Prompt:
Identify the lines that contain the string "chart", then copy each of them.
----------
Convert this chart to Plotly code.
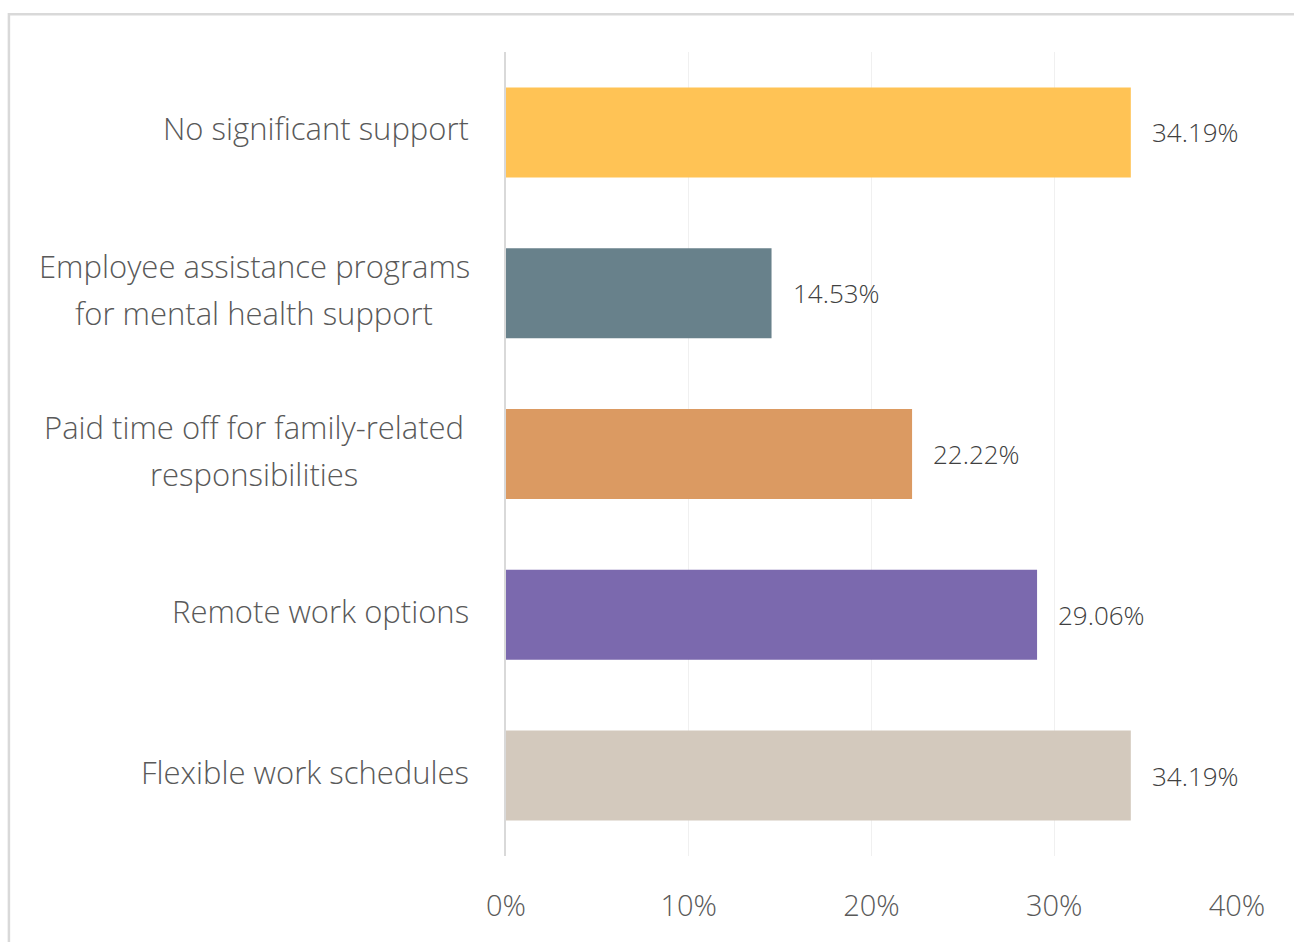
import plotly.graph_objects as go

# Survey responses, listed top to bottom (each label split into its display lines)
categories = [
    "No significant support",
    "Employee assistance programs for mental health support",
    "Paid time off for family-related responsibilities",
    "Remote work options",
    "Flexible work schedules",
]
category_lines = [
    ["No significant support"],
    ["Employee assistance programs", "for mental health support"],
    ["Paid time off for family-related", "responsibilities"],
    ["Remote work options"],
    ["Flexible work schedules"],
]
values = [34.19, 14.53, 22.22, 29.06, 34.19]
bar_colors = ["#FFC355", "#68818B", "#DB9A62", "#7B69AE", "#D3C9BD"]
tick_values = [0, 10, 20, 30, 40]
tick_labels = ["0%", "10%", "20%", "30%", "40%"]

FONT = "Open Sans"
TEXT_COLOR = "#595959"
LABEL_SIZE = 31
LINE_GAP = 47          # px between lines of a wrapped category label
LEFT_MARGIN = 506
PLOT_W = 1294 - LEFT_MARGIN - 57

fig = go.Figure(
    go.Bar(
        x=values,
        y=categories,
        orientation="h",
        marker=dict(color=bar_colors, line=dict(width=0)),
        hoverinfo="skip",
    )
)

# Value labels placed just past each bar end
annotations = [
    dict(
        x=v, y=c, xref="x", yref="y",
        text=f"{v:.2f}%", showarrow=False,
        xanchor="left", xshift=19,
        font=dict(family=FONT, size=26, color="#404040", weight=300),
    )
    for c, v in zip(categories, values)
]

# Category labels to the left of the axis; wrapped labels are centred line by line
label_right = -35 / PLOT_W               # right edge of single-line labels (paper units)
wrapped_center = (254 - LEFT_MARGIN) / PLOT_W
for c, lines in zip(categories, category_lines):
    n = len(lines)
    for i, line in enumerate(lines):
        offset = ((n - 1) / 2 - i) * LINE_GAP
        if n == 1:
            pos = dict(x=label_right, xanchor="right")
        else:
            pos = dict(x=wrapped_center, xanchor="center")
        annotations.append(
            dict(
                y=c, xref="paper", yref="y",
                text=line, showarrow=False,
                yshift=offset + 4,
                font=dict(family=FONT, size=LABEL_SIZE, color=TEXT_COLOR, weight=300),
                **pos,
            )
        )

fig.update_layout(
    width=1294,
    height=942,
    margin=dict(l=LEFT_MARGIN, r=57, t=52, b=86),
    paper_bgcolor="white",
    plot_bgcolor="white",
    showlegend=False,
    bargap=0.44,
    annotations=annotations,
    shapes=[
        # light frame around the chart card
        dict(
            type="rect", xref="paper", yref="paper",
            x0=-0.68, x1=1.2, y0=-0.2, y1=1.047,
            line=dict(color="#D9D9D9", width=2.5),
            fillcolor="rgba(0,0,0,0)", layer="below",
        )
    ],
    xaxis=dict(
        range=[0, 40],
        tickvals=tick_values,
        ticktext=tick_labels,
        showgrid=True,
        gridcolor="#F0F0F0",
        gridwidth=1,
        zeroline=False,
        showline=False,
        ticks="outside",
        ticklen=24,
        tickcolor="rgba(0,0,0,0)",
        tickfont=dict(family=FONT, size=29, color=TEXT_COLOR, weight=300),
        fixedrange=True,
    ),
    yaxis=dict(
        autorange="reversed",
        showticklabels=False,
        showgrid=False,
        zeroline=False,
        showline=True,
        linecolor="#D9D9D9",
        linewidth=2,
        ticks="",
        fixedrange=True,
    ),
)

fig.write_html("out.html", config={"displayModeBar": False})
----------
Answer to this exercise:
Convert this chart to Plotly code.
        # light frame around the chart card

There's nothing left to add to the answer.